«Utopia Distopia: il mito del progresso partendo dal Sud» (fino al 21 febbraio), prima esposizione curata da Kathryn Weir nel Museo Madre, di cui è direttrice artistica, è una riflessione attualissima compiuta attraverso i lavori di 55 artisti (di cui 33 campani) sulle speranze utopistiche del modernismo, sostenute dal mito del progresso, e le esperienze distopiche dell’epoca attuale che confermano il sostanziale avvenuto deflagrare di quella ideologia.

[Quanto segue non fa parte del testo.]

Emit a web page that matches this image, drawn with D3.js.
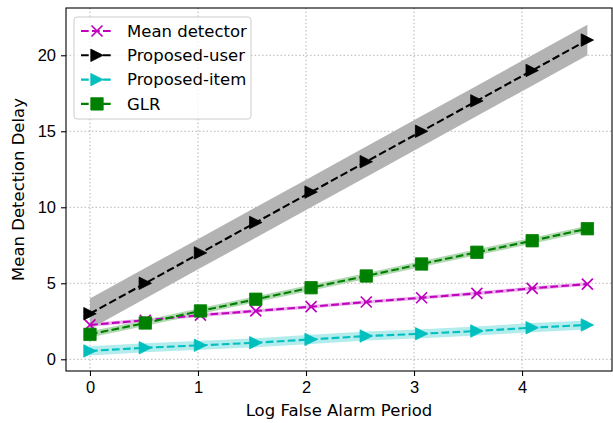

Sei le sezioni in cui sono organizzati i lavori: lo Spazio urbano è indagato con i lavori, tra gli altri, di Giulio Delvè, Danilo Correale, Cherubino Gambardella, Domenico Antonio Mancini, Franco Silvestro, Raffaela Maraniello; lo Spazio Rurale con quelli di Bianco-Valente, Antonio Biasiucci e Bruna Esposito, Michele Iodice, Giulio Delvè, Maria Lai, Eugenio Tibaldi, Mimmo Jodice, Eugenio Giliberti, Salvatore Emblema.
Esemplificano lo Spazio periferico le pratiche utopiche di Riccardo Dalisi a Rione Traiano e l’impegno etico di Felice Pignataro a Secondigliano e a Scampia; mentre lo Spazio industriale è indagato attraverso le fotografie di Mimmo Jodice e Raffaela Mariniello sull’ex stabilimento siderurgico di Bagnoli e i collage del ghanese Ibrahim Mahama.
Lo Spazio extraterritoriale, segnato dal vuoto etico, sociale e politico, è restituito dalle opere di Margherita Moscardini, Francesco Arena, Monica Biancardi, Patty Chang e David Kelley, Kiluanji Kia Henda. Infine lo Spazio del corpo è una riflessione sulla discriminazione e sul mancato riconoscimento sociale che avviene attraverso le opere, tra le altre, del collettivo Gruppo XX, Tomaso Binga, Melita Rotondo, Betty Bee, Rosy Rox, Roxy In The Box, Maria Adele Del Vecchio e Romina De Novellis.